Лаврушин смутился и чуть заметно покраснел, но, краснея, продолжал улыбаться, как бы говоря этим: «По-дружески же».

— Ну, а зашел ты вовремя, — перестав улыбаться, сказал он. — Старухи нет. — Старухой он называл свою мать, которая сегодня работала во вторую смену и должна была вернуться с фабрики только к двенадцати ночи. — Сам хозяйничаю, видишь. — Он кивнул головой в сторону стола, на котором уже стояла водка, две рюмки и были приготовлены десертные тарелки и вилки.

— Да, вижу. По какому поводу торжество?

— Как «по какому»? — пододвигая стул Егору и приглашая сесть, продолжал Лаврушин. — Во-первых, у меня гость, — он указал на Николая, — и, во-вторых, ты тоже гость, потому что, черт возьми, по месяцу мы с тобой не видимся, хоть и живем в одном городе.

— Дела, — как бы оправдываясь, сказал Егор.

— Это просто хорошая отговорка, не больше. Ну, — он на минуту остановился, — а что в-третьих? В-третьих, будем считать, что это — маленькое новоселье. Вы, друзья, пока побудьте вдвоем, а я сейчас, моментом, — добавил он, — надо усилить стол, — и пошел на кухню.

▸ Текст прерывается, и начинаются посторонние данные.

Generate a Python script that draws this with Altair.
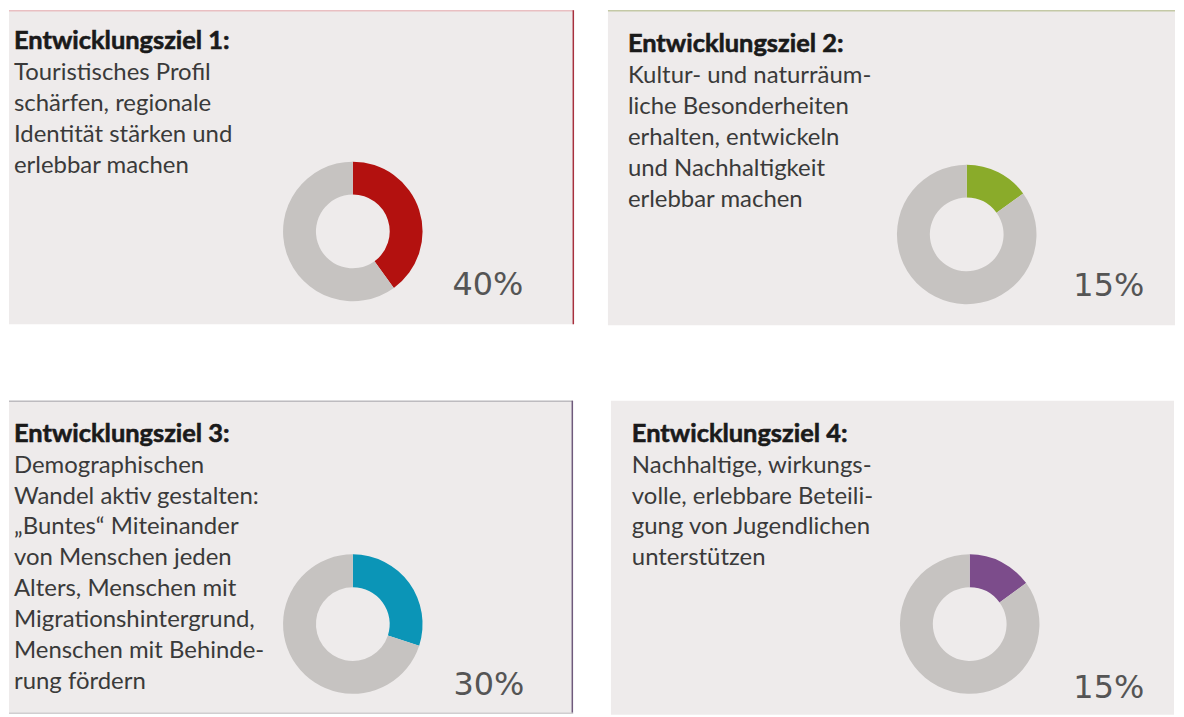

Пока он был на кухне, споласкивал третью рюмку и вытирал ее полотенцем, пока открывал консервы и дополнительно нарезал хлеб, Егор и Николай сидели за столом друг против друга, не зная, что сказать, оба чувствуя неловкость оттого, что Лаврушин, едва познакомив их, оставил одних. Егор, хмурясь, осматривал комнату. Он как бы не замечал сидевшего напротив Николая. Но вместе с тем, как он видел уже знакомые ему светлый диван, светлый шифоньер и невысокую этажерку с книгами, все это было перевезено с прежней квартиры Лаврушина, — и мысленно отмечал ветхость лаврушинской мебели, белизну еще не обжитых и не запыленных стен новой квартиры, он все время чувствовал на себе взгляды Николая и сам начал незаметно рассматривать его. Видя его гладко зачесанные назад волосы, он говорил себе: «Конечно, учитель». Видя его спокойное и, как представлялось Егору, ничего не выражавшее лицо, он мысленно произносил: «Какую диссертацию ты можешь написать?» Он все еще был недоволен лаврушинской снисходительностью и похлопыванием и раздражение свое переносил на Николая.